Please write the listing below out again exactly, leaving every picture behind.

════════

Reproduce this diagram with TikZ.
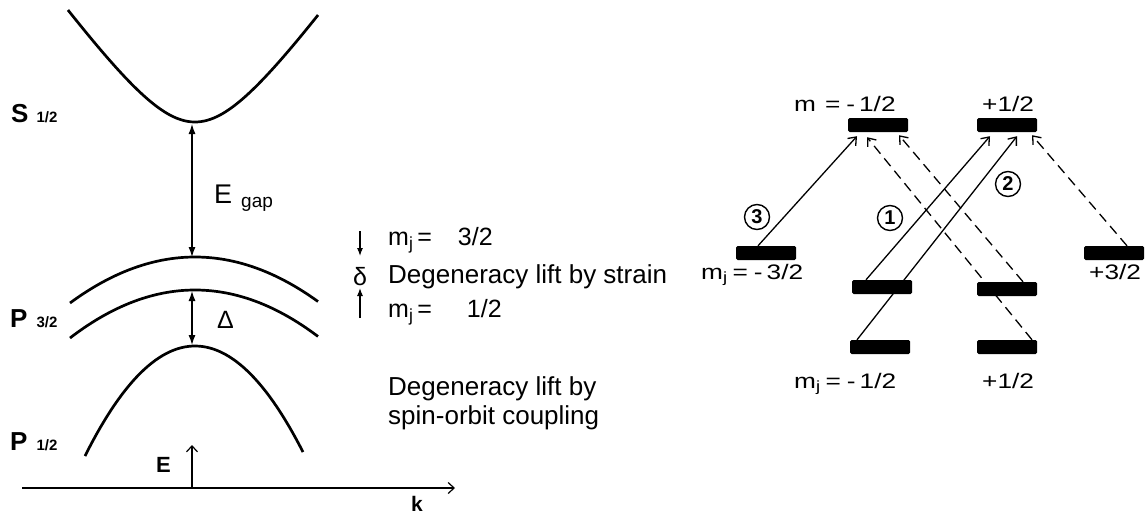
\documentclass[tikz,border=0pt]{standalone}
\usepackage{fontspec}
\setmainfont{Liberation Sans}
\newfontfamily\widefont[FakeStretch=1.25]{Liberation Sans}
\usetikzlibrary{arrows.meta,calc}
\begin{document}
\begin{tikzpicture}[x=1pt,y=-1pt,
  band/.style={line width=2.7pt},
  dbl/.style={line width=1.2pt,{Latex[length=10pt,width=7pt]}-{Latex[length=10pt,width=7pt]}},
  small/.style={line width=1.1pt,-{Latex[length=8pt,width=6pt]}},
  axisline/.style={line width=1.2pt,-{Straight Barb[length=6pt,width=11pt]}},
  lvl/.style={fill=black,rounded corners=1.5pt,minimum width=60pt,minimum height=14pt,inner sep=0pt},
  trans/.style={line width=1.3pt,-{Straight Barb[length=7pt,width=11pt]}},
  dtrans/.style={trans,dash pattern=on 10pt off 6pt},
  lbl/.style={inner sep=0pt,anchor=base west},
  num/.style={circle,draw,line width=1.4pt,minimum size=25pt,inner sep=0pt,fill=white,font=\bfseries\fontsize{20}{20}\selectfont},
  rtext/.style={lbl,font=\widefont\fontsize{21}{21}\selectfont}
]
\useasboundingbox (0,0) rectangle (1146,517);

% ---------- left panel: bands ----------
\draw[band] plot[domain=-127:123,samples=80,variable=\t] ({195+\t},{122-83.5*(sqrt(1+(\t/60)^2)-1)});
\draw[band] plot[domain=-125:123,samples=60,variable=\t] ({195+\t},{257+46*(\t/125)^2});
\draw[band] plot[domain=-125:123,samples=60,variable=\t] ({195+\t},{290+48*(\t/125)^2});
\draw[band] plot[domain=-110:108,samples=60,variable=\t] ({195+\t},{346+110*(\t/110)^2});

\coordinate (Sbot) at (192,124);
\coordinate (P3top) at (192,257);
\coordinate (P3low) at (192,291);
\coordinate (P1top) at (192,345);
\draw[dbl] (Sbot) -- (P3top);
\draw[dbl] (P3low) -- (P1top);

\coordinate (kstart) at (22,488);
\coordinate (kend) at (455,488);
\coordinate (Eorg) at (192,488);
\coordinate (Etip) at (192,445);
\draw[axisline] (kstart) -- (kend);
\draw[axisline] (Eorg) -- (Etip);

\node[lbl] (S) at (11,122) {\fontsize{26}{26}\selectfont\bfseries S\hspace{8pt}\fontsize{15}{15}\selectfont 1/2};
\node[lbl] (P3) at (10,327) {\fontsize{26}{26}\selectfont\bfseries P\hspace{9pt}\fontsize{15}{15}\selectfont 3/2};
\node[lbl] (P1) at (10,450) {\fontsize{26}{26}\selectfont\bfseries P\hspace{9pt}\fontsize{15}{15}\selectfont 1/2};
\node[lbl] (Egap) at (214,203) {\fontsize{27}{27}\selectfont E\hspace{9pt}\raisebox{-4pt}{\fontsize{19}{19}\selectfont gap}};
\node[lbl] (Delta) at (217,328) {\fontsize{25}{25}\selectfont Δ};
\node[lbl] (E) at (156,472) {\bfseries\fontsize{22}{22}\selectfont E};
\node[lbl] (k) at (411,511) {\bfseries\fontsize{21}{21}\selectfont k};

% ---------- middle texts ----------
\coordinate (dA) at (360,231);
\coordinate (dB) at (360,256);
\coordinate (uA) at (360,318);
\coordinate (uB) at (360,288);
\draw[small] (dA) -- (dB);
\draw[small] (uA) -- (uB);
\node[anchor=base,inner sep=0pt] (delta) at (360,285) {\fontsize{25}{25}\selectfont δ};
\node[lbl] (mj32) at (388,245) {\fontsize{25}{25}\selectfont m\textsubscript{j}\hspace{4pt}=\hspace{26pt}3/2};
\node[lbl] (strain) at (388,283) {\fontsize{26}{26}\selectfont Degeneracy lift by strain};
\node[lbl] (mj12) at (388,317) {\fontsize{25}{25}\selectfont m\textsubscript{j}\hspace{4pt}=\hspace{35pt}1/2};
\node[lbl] (so1) at (388,395) {\fontsize{26}{26}\selectfont Degeneracy lift by};
\node[lbl] (so2) at (388,424) {\fontsize{26}{26}\selectfont spin-orbit coupling};

% ---------- right panel: levels ----------
\node[lvl] (T1) at (878,125) {};
\node[lvl] (T2) at (1007,125) {};
\node[lvl] (L) at (766,253) {};
\node[lvl] (R) at (1114,253) {};
\node[lvl] (M1) at (882,287) {};
\node[lvl] (M2) at (1007,289) {};
\node[lvl] (B1) at (880,347) {};
\node[lvl] (B2) at (1007,347) {};

\draw[trans] ([xshift=-8pt]L.north) -- ([xshift=-21pt,yshift=-4pt]T1.south);
\draw[trans] ([xshift=-16pt]M1.north) -- ([xshift=-17pt,yshift=-4pt]T2.south);
\draw[trans] ([xshift=-23pt]B1.north) -- ([xshift=10pt,yshift=-4pt]T2.south);
\draw[dtrans] ([xshift=16pt]M2.north) -- ([xshift=21pt,yshift=-3pt]T1.south);
\draw[dtrans] ([xshift=25pt]B2.north) -- ([xshift=-11pt,yshift=-5pt]T1.south);
\draw[dtrans] ([xshift=13pt]R.north) -- ([xshift=25pt,yshift=-3pt]T2.south);

\node[num] (c3) at (757,217) {3};
\node[num] (c1) at (890,218) {1};
\node[num] (c2) at (1008,184) {2};

\node[rtext] (mtop) at (794,111) {m\hspace{9pt}=\hspace{6pt}-\hspace{4pt}1/2};
\node[rtext] (ptop) at (982,111) {+1/2};
\node[rtext] (mleft) at (701,279) {m\textsubscript{j}\hspace{5pt}=\hspace{6pt}-\hspace{4pt}3/2};
\node[rtext] (pright) at (1089,279) {+3/2};
\node[rtext] (mbot) at (794,388) {m\textsubscript{j}\hspace{5pt}=\hspace{6pt}-\hspace{4pt}1/2};
\node[rtext] (pbot) at (982,388) {+1/2};
\end{tikzpicture}
\end{document}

════════

> ANSWER
Reproduce this diagram with TikZ.
\documentclass[tikz,border=0pt]{standalone}
\usepackage{fontspec}
\setmainfont{Liberation Sans}
\newfontfamily\widefont[FakeStretch=1.25]{Liberation Sans}
\usetikzlibrary{arrows.meta,calc}
\begin{document}
\begin{tikzpicture}[x=1pt,y=-1pt,
  band/.style={line width=2.7pt},
  dbl/.style={line width=1.2pt,{Latex[length=10pt,width=7pt]}-{Latex[length=10pt,width=7pt]}},
  small/.style={line width=1.1pt,-{Latex[length=8pt,width=6pt]}},
  axisline/.style={line width=1.2pt,-{Straight Barb[length=6pt,width=11pt]}},
  lvl/.style={fill=black,rounded corners=1.5pt,minimum width=60pt,minimum height=14pt,inner sep=0pt},
  trans/.style={line width=1.3pt,-{Straight Barb[length=7pt,width=11pt]}},
  dtrans/.style={trans,dash pattern=on 10pt off 6pt},
  lbl/.style={inner sep=0pt,anchor=base west},
  num/.style={circle,draw,line width=1.4pt,minimum size=25pt,inner sep=0pt,fill=white,font=\bfseries\fontsize{20}{20}\selectfont},
  rtext/.style={lbl,font=\widefont\fontsize{21}{21}\selectfont}
]
\useasboundingbox (0,0) rectangle (1146,517);

% ---------- left panel: bands ----------
\draw[band] plot[domain=-127:123,samples=80,variable=\t] ({195+\t},{122-83.5*(sqrt(1+(\t/60)^2)-1)});
\draw[band] plot[domain=-125:123,samples=60,variable=\t] ({195+\t},{257+46*(\t/125)^2});
\draw[band] plot[domain=-125:123,samples=60,variable=\t] ({195+\t},{290+48*(\t/125)^2});
\draw[band] plot[domain=-110:108,samples=60,variable=\t] ({195+\t},{346+110*(\t/110)^2});

\coordinate (Sbot) at (192,124);
\coordinate (P3top) at (192,257);
\coordinate (P3low) at (192,291);
\coordinate (P1top) at (192,345);
\draw[dbl] (Sbot) -- (P3top);
\draw[dbl] (P3low) -- (P1top);

\coordinate (kstart) at (22,488);
\coordinate (kend) at (455,488);
\coordinate (Eorg) at (192,488);
\coordinate (Etip) at (192,445);
\draw[axisline] (kstart) -- (kend);
\draw[axisline] (Eorg) -- (Etip);

\node[lbl] (S) at (11,122) {\fontsize{26}{26}\selectfont\bfseries S\hspace{8pt}\fontsize{15}{15}\selectfont 1/2};
\node[lbl] (P3) at (10,327) {\fontsize{26}{26}\selectfont\bfseries P\hspace{9pt}\fontsize{15}{15}\selectfont 3/2};
\node[lbl] (P1) at (10,450) {\fontsize{26}{26}\selectfont\bfseries P\hspace{9pt}\fontsize{15}{15}\selectfont 1/2};
\node[lbl] (Egap) at (214,203) {\fontsize{27}{27}\selectfont E\hspace{9pt}\raisebox{-4pt}{\fontsize{19}{19}\selectfont gap}};
\node[lbl] (Delta) at (217,328) {\fontsize{25}{25}\selectfont Δ};
\node[lbl] (E) at (156,472) {\bfseries\fontsize{22}{22}\selectfont E};
\node[lbl] (k) at (411,511) {\bfseries\fontsize{21}{21}\selectfont k};

% ---------- middle texts ----------
\coordinate (dA) at (360,231);
\coordinate (dB) at (360,256);
\coordinate (uA) at (360,318);
\coordinate (uB) at (360,288);
\draw[small] (dA) -- (dB);
\draw[small] (uA) -- (uB);
\node[anchor=base,inner sep=0pt] (delta) at (360,285) {\fontsize{25}{25}\selectfont δ};
\node[lbl] (mj32) at (388,245) {\fontsize{25}{25}\selectfont m\textsubscript{j}\hspace{4pt}=\hspace{26pt}3/2};
\node[lbl] (strain) at (388,283) {\fontsize{26}{26}\selectfont Degeneracy lift by strain};
\node[lbl] (mj12) at (388,317) {\fontsize{25}{25}\selectfont m\textsubscript{j}\hspace{4pt}=\hspace{35pt}1/2};
\node[lbl] (so1) at (388,395) {\fontsize{26}{26}\selectfont Degeneracy lift by};
\node[lbl] (so2) at (388,424) {\fontsize{26}{26}\selectfont spin-orbit coupling};

% ---------- right panel: levels ----------
\node[lvl] (T1) at (878,125) {};
\node[lvl] (T2) at (1007,125) {};
\node[lvl] (L) at (766,253) {};
\node[lvl] (R) at (1114,253) {};
\node[lvl] (M1) at (882,287) {};
\node[lvl] (M2) at (1007,289) {};
\node[lvl] (B1) at (880,347) {};
\node[lvl] (B2) at (1007,347) {};

\draw[trans] ([xshift=-8pt]L.north) -- ([xshift=-21pt,yshift=-4pt]T1.south);
\draw[trans] ([xshift=-16pt]M1.north) -- ([xshift=-17pt,yshift=-4pt]T2.south);
\draw[trans] ([xshift=-23pt]B1.north) -- ([xshift=10pt,yshift=-4pt]T2.south);
\draw[dtrans] ([xshift=16pt]M2.north) -- ([xshift=21pt,yshift=-3pt]T1.south);
\draw[dtrans] ([xshift=25pt]B2.north) -- ([xshift=-11pt,yshift=-5pt]T1.south);
\draw[dtrans] ([xshift=13pt]R.north) -- ([xshift=25pt,yshift=-3pt]T2.south);

\node[num] (c3) at (757,217) {3};
\node[num] (c1) at (890,218) {1};
\node[num] (c2) at (1008,184) {2};

\node[rtext] (mtop) at (794,111) {m\hspace{9pt}=\hspace{6pt}-\hspace{4pt}1/2};
\node[rtext] (ptop) at (982,111) {+1/2};
\node[rtext] (mleft) at (701,279) {m\textsubscript{j}\hspace{5pt}=\hspace{6pt}-\hspace{4pt}3/2};
\node[rtext] (pright) at (1089,279) {+3/2};
\node[rtext] (mbot) at (794,388) {m\textsubscript{j}\hspace{5pt}=\hspace{6pt}-\hspace{4pt}1/2};
\node[rtext] (pbot) at (982,388) {+1/2};
\end{tikzpicture}
\end{document}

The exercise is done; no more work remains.